Suppose that (a) is false. Then “X is pure actuality” is false for all X, and the truth value of “X exists” is undefined. And that’s exactly, as far as I see it, what Aquinas says in (ST, I, 2, 1, ad 2): “Nor can it be argued that it actually exists, unless it be admitted that there actually exists something than which nothing greater can be thought; and this precisely is not admitted by those who hold that God does not exist.” We can’t argue for the consequent of (b) unless we admit (a), and (a) is not self-evident. (X)(X is pure actuality) is true, but we don’t know at this stage of our proof whether X exists in the actual world.

Update. (a) and (b) may be clarified as follows:

(a’) (X)(X’s essence is described by the phrase “pure actuality”);
(b’) (X)(X’s essence is described by the phrase “pure actuality” X exists).

8 Responses to “The Ontological Argument Redux”

  1. A thomist Says:

    Would it be necessary to say that if pure act did not exist, it must be possible? Isn’t one option that pure act is contradictory ?

    Another question: Is stipulating that something is possible the same as to say it is potential? possibility is not potency: Potency is a positive state- a real ability to be other; while possibility need be nothing more than mere failure to see a repugnance between the predicate and a subject. Potency is determined by experience and sensation (an inference from some act); possibility need not be.

  2. A thomist Says:

    Sorry, I left out what I was speaking to in your post: namely that if X does not exist, then existence stands to X as act to potency. I think Aquinas would deny this where X is “possible”. I don’t have the exact reference, bu it would be early on in his commentary of the Metaphysics, Book IX.

  3. Chad McIntosh Says:

    hey Dmitry, I’d be interested in what you’d have to say about the discussion going on here:

    http://www.doxazotheos.com/?p=38

  4. Chad McIntosh Says:

    Thanks for the comment, Dmitry. Have you looked into Maydole’s recent work in this area?

  5. Dmitry Chernikov Says:

    No, I have not; which work is it?

    To conclude my response, it is conceivable that God exists necessarily and that P(a maximally great being exists); and it is conceivable that God exists contingently and that ~P(a maximally great being exists); but Plantinga’s argument gives us no means to adjudicating which pair of propositions is true. In other words, conceptual coherence buys you conceivability not possibility.

  6. Dmitry Chernikov Says:

    > Isn’t one option that pure act is contradictory?

    That’s why I stipulate that pure act is possible. But where’s the contradiction?

    > Another question: Is stipulating that something is possible the same as to say it is potential?

    Potency is a passive power of a real thing in the actual world to be affected or to become; possibility is merely the way things could be. Potency implies, it seems to me, that there is a known process that can actualize it; even if “possibly X” we need not have any idea how to get from here to X. In other words, potency is rooted in the actual world; when dealing with possibilities we can let our fancy go wild.

    > if X does not exist, then existence stands to X as act to potency.
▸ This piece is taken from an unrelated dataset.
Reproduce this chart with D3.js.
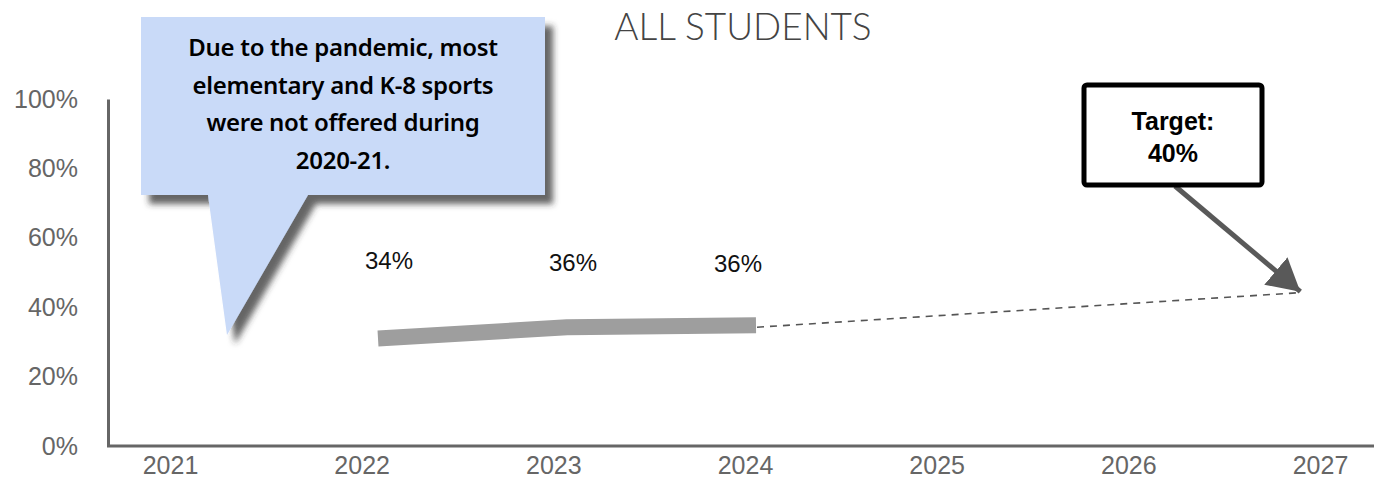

I think Aquinas would deny this where X is “possible”.

    “Possible” seems to be weaker than “potential.” You are saying that a mere possibility for X is not enough for the argument. There must be a potentiality for X to exist. But let X not exist, and let God be able to create X ex nihilo. Here possibility and potentiality coalesce.

  7. A thomist Says:

    I don’t see why “possibility” in its weakest sense needs to mean more than “I don’t see a contradiction in thinking that”. In other words, one meaning of possibility is simply our own failure to detect contradiction, not the absence of contradiction altogether. That’s why I thought that stipulating possibility was not enough to keep the idea of “pure act” from being a real contradiction.

    I say this because it seems to me that there are plenty of times when we say both sides of a contradictory are “possible”, even though we know right readily that one of them has to be impossible (say, whether some past event happened, or whether some criminal is guilty of some crime). This, I think, replies to your first two responses. I’m not sure about the last one, I’ll have to think more about that.

  8. Dmitry Chernikov Says:

    You may be confusing possibility with conceivability. The Goldbach conjecture, for example, is either necessarily true or necessarily false, but neither it nor its denial is inconceivable. “Pure act” is either possible or not, but you seem to be saying that it is conceivable that it is contradictory (and therefore impossible), and it is conceivable that it is not contradictory (and therefore possible). It is only if we know for sure that pure act is possible, that we can assert that its being contradictory is inconceivable.